Graciela escribe
tomada de la mano de sí misma y atenta toma notas en su libreta con un lápiz de carbón, como lo
haría un dibujante que va reproduciendo
un paisaje donde lo onírico se desdobla hacia el afuera en la hoja de
papel, haciendo un dibujo con la mente en blanco, “guiada por otro sentimiento,
ajeno al mundo”.
Tal procedimiento apela algunas veces al boceto de lo externo, (aunque la poeta
anhele, en el epígrafe del libro, a no ser interrumpida por las minucias
aplastantes de la realidad), algunas veces da cuenta de sus reflexiones en torno a los espacios de
la casa, a una ventana, al baño, al rostro maquillado de su hija, a un
yesquero roto, a una tarjeta postal, a la ciudad y sus luces y la cena. Tales
exterioridades se imbrican
sorprendentemente con esa otra habla, la del lado inescrutable de los
sueños, la de ese “sitio de los ojos cerrados”, de la cara a lo oculto revelado
en escritura.
“Libretas
doradas, lápices de carbón” es el segundo poemario de Graciela Bonnet, le
precede “En caso de que todo falle”, editado en Caracas el año 1997 por la
editorial Eclepsidra. Han pasado 16 años desde éste y aquel momento cuando sus
lectores descubrimos su universo escritural hecho objeto palpable. Le seguí el
rastro a los textos de Graciela desde aquel entonces, y en los últimos años
siempre ha sido el hallazgo de un tesoro sus distanciados posteos en el blog
“Vertiente Recíproca”. Fiel a una poética de lenta y armoniosa acumulación de
alijos rescatados del sueño, palabra a palabra Graciela nos muestra el
resultado de la atenta faena del cernir la arena que se desliza por el agujero.
No es posible archivar o enmarcar la
materia anímica que tenas se nos revela a la vuelta de cualquier esquina. El
afuera y el adentro pulsan en el caos de nuestros coloquios íntimos, las notas
tomadas en estas libretas doradas son el
resultado de esta deriva. Ayer subí al twitter un verso de Robert Walser, otro
escritor derivante, autor de minúsculas maravillas que dio pie a una breve
charla donde un tuitero me escribía sobre la importancia de leer a algunos
autores para salvarnos de la “índole modesta” de ciertos días. Al igual que
Walser, Graciela nos lleva de su la mano a través de sus paseos, y en esa
compañía acompasada flaneamos por las orillas de la gran ciudad, optando
siempre por el recorrido a través de los tugurios y caminos marginales, siempre
a la espera del portento que nos sobrecoge, o del registro fortuito de algún
hecho con un final inesperado.
Ajenos a tipificaciones,
los textos de Graciela transitan en una línea de fuga, así, prosa, verso,
ensayo breve, toda su escritura se desmarca de los rigores de la clasificación.
Al leer este libro recordé al instante al Gul, aquel personaje descrito por la
abuela árabe en su primer libro, “El Gul es un hombre horrible, peludo,
vagabundo.
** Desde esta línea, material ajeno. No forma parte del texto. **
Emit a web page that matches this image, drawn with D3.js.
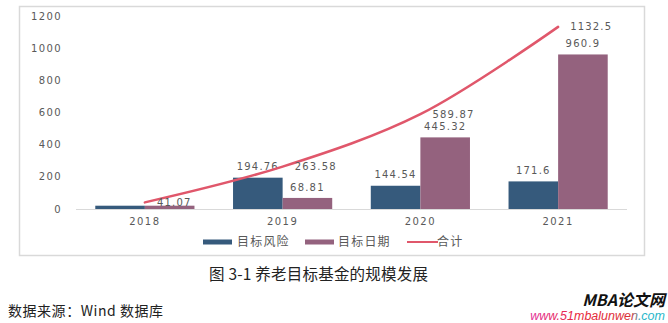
<!DOCTYPE html>
<html><head><meta charset="utf-8">
<script src="https://cdn.jsdelivr.net/npm/d3@7"></script>
<style>body{margin:0;background:#fff}svg{display:block}</style>
</head><body>
<svg id="c" width="668" height="323"></svg>
<script>
const categories = ["2018","2019","2020","2021"];
const riskValues = [20.5, 194.76, 144.54, 171.6];
const dateValues = [20.57, 68.81, 445.32, 960.9];
const totalValues = [41.07, 263.58, 589.87, 1132.5];
const riskLabels = ["", "194.76", "144.54", "171.6"];
const dateLabels = ["", "68.81", "445.32", "960.9"];
const totalLabels = ["41.07", "263.58", "589.87", "1132.5"];
const yTicks = [0, 200, 400, 600, 800, 1000, 1200];
const seriesNames = ["目标风险", "目标日期", "合计"];

const colors = {risk:"#365a7c", date:"#94627e", total:"#e0576b", text:"#595959", axis:"#d9d9d9"};
const svg = d3.select("#c");
const numFont = "DejaVu Sans, sans-serif";
const cjk = "'Noto Sans CJK SC', sans-serif";

// chart border
svg.append("rect").attr("x",19.5).attr("y",6.5).attr("width",625).attr("height",249)
  .attr("fill","#fff").attr("stroke",colors.axis).attr("stroke-width",1.5);

const x = d3.scaleBand().domain(categories).range([76,627]).paddingInner(0.28).paddingOuter(0.14);
const xs = d3.scaleBand().domain(["risk","date"]).range([0,x.bandwidth()]);
const y = d3.scaleLinear().domain([0,1200]).range([209,16]);

// y tick labels
svg.append("g").selectAll("text").data(yTicks).join("text")
  .attr("x",62).attr("y",d=>y(d)).attr("dy","0.36em").attr("text-anchor","end")
  .attr("font-family",numFont).attr("font-size",10).attr("letter-spacing",1.4)
  .attr("fill",colors.text).text(d=>d);

// x axis line
svg.append("line").attr("x1",76).attr("x2",627).attr("y1",209.5).attr("y2",209.5)
  .attr("stroke",colors.axis).attr("stroke-width",1);

// x labels
svg.append("g").selectAll("text").data(categories).join("text")
  .attr("x",d=>x(d)+x.bandwidth()/2).attr("y",221).attr("dy","0.36em").attr("text-anchor","middle")
  .attr("font-family",numFont).attr("font-size",10).attr("letter-spacing",1.4)
  .attr("fill",colors.text).text(d=>d);

// bars
const bars = [
  {key:"risk", vals:riskValues, labels:riskLabels, color:colors.risk},
  {key:"date", vals:dateValues, labels:dateLabels, color:colors.date}
];
bars.forEach(s=>{
  const g = svg.append("g");
  g.selectAll("rect").data(categories).join("rect")
    .attr("x",(d)=>x(d)+xs(s.key)).attr("width",xs.bandwidth())
    .attr("y",(d,i)=>y(s.vals[i])).attr("height",(d,i)=>y(0)-y(s.vals[i]))
    .attr("fill",s.color);
  g.selectAll("text").data(categories).join("text")
    .attr("x",(d)=>x(d)+xs(s.key)+xs.bandwidth()/2).attr("y",(d,i)=>y(s.vals[i])-11)
    .attr("dy","0.36em").attr("text-anchor","middle")
    .attr("font-family",numFont).attr("font-size",10).attr("letter-spacing",1.2)
    .attr("fill",colors.text).text((d,i)=>s.labels[i]);
});

// total line
const cx = d=>x(d)+x.bandwidth()/2;
const line = d3.line().x((d,i)=>cx(categories[i])).y(d=>y(d)).curve(d3.curveCatmullRom.alpha(0.5));
svg.append("path").datum(totalValues).attr("d",line).attr("fill","none")
  .attr("stroke",colors.total).attr("stroke-width",2.5).attr("stroke-linecap","round");
svg.append("g").selectAll("text").data(categories).join("text")
  .attr("x",d=>cx(d)+12).attr("y",(d,i)=>y(totalValues[i])).attr("dy","0.36em")
  .attr("font-family",numFont).attr("font-size",10).attr("letter-spacing",1.2)
  .attr("fill",colors.text).text((d,i)=>totalLabels[i]);

// legend
const lg = svg.append("g");
const legendItems = [
  {name:seriesNames[0], color:colors.risk, type:"bar", x:203, tx:237},
  {name:seriesNames[1], color:colors.date, type:"bar", x:305, tx:338},
  {name:seriesNames[2], color:colors.total, type:"line", x:407, tx:437}
];
legendItems.forEach(it=>{
  if(it.type==="bar") lg.append("rect").attr("x",it.x).attr("y",239.5).attr("width",29).attr("height",5).attr("fill",it.color);
  else lg.append("line").attr("x1",it.x).attr("x2",it.x+31).attr("y1",242).attr("y2",242).attr("stroke",it.color).attr("stroke-width",2);
  lg.append("text").attr("x",it.tx).attr("y",242).attr("dy","0.36em")
    .attr("font-family",cjk).attr("font-size",12).attr("letter-spacing",1.2)
    .attr("fill",colors.text).text(it.name);
});

// caption
svg.append("text").attr("x",209).attr("y",274).attr("dy","0.36em")
  .attr("font-family",cjk).attr("font-size",15.5).attr("fill","#222")
  .attr("textLength",219).attr("lengthAdjust","spacing")
  .text("图 3-1 养老目标基金的规模发展");
svg.append("text").attr("x",8).attr("y",311).attr("dy","0.36em")
  .attr("font-family",cjk).attr("font-size",14).attr("fill","#222")
  .attr("textLength",155).attr("lengthAdjust","spacing")
  .text("数据来源：Wind 数据库");

// watermark
const defs = svg.append("defs");
const grad = defs.append("linearGradient").attr("id","wm").attr("x1","0").attr("x2","1").attr("y1","0").attr("y2","0");
grad.append("stop").attr("offset","0").attr("stop-color","#e0339a");
grad.append("stop").attr("offset","0.35").attr("stop-color","#e8283c");
grad.append("stop").attr("offset","0.75").attr("stop-color","#d8343c");
grad.append("stop").attr("offset","0.82").attr("stop-color","#2bb5c8");
grad.append("stop").attr("offset","1").attr("stop-color","#2bb5c8");
svg.append("text").attr("x",665).attr("y",306).attr("text-anchor","end")
  .attr("font-family",cjk).attr("font-size",16).attr("font-weight","bold").attr("font-style","italic")
  .attr("fill","#111").text("MBA论文网");
svg.append("text").attr("x",665).attr("y",320).attr("text-anchor","end")
  .attr("font-family","Liberation Sans, Arial, sans-serif").attr("font-size",12.5).attr("font-style","italic")
  .attr("fill","url(#wm)").text("www.51mbalunwen.com");
</script>
</body></html>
Se mete entre las pasas y en los frascos de aceitunas a esperar a
que algún niño meta la mano. Entonces sale y se lo come.” Ahora abrimos este
frasco depositado en el armario estrecho detrás de los ojos, en esa “caja de la
memoria” y hurtamos la fruta en conserva, rememoramos entonces el sabor perdido
de la magdalena de algún sueño. Entramos en la sintonía del “tiempo
espiralado”, donde “las cosas ya son diferentes a cada momento”, y en cualquier
momento saldremos volando de la propia cabeza.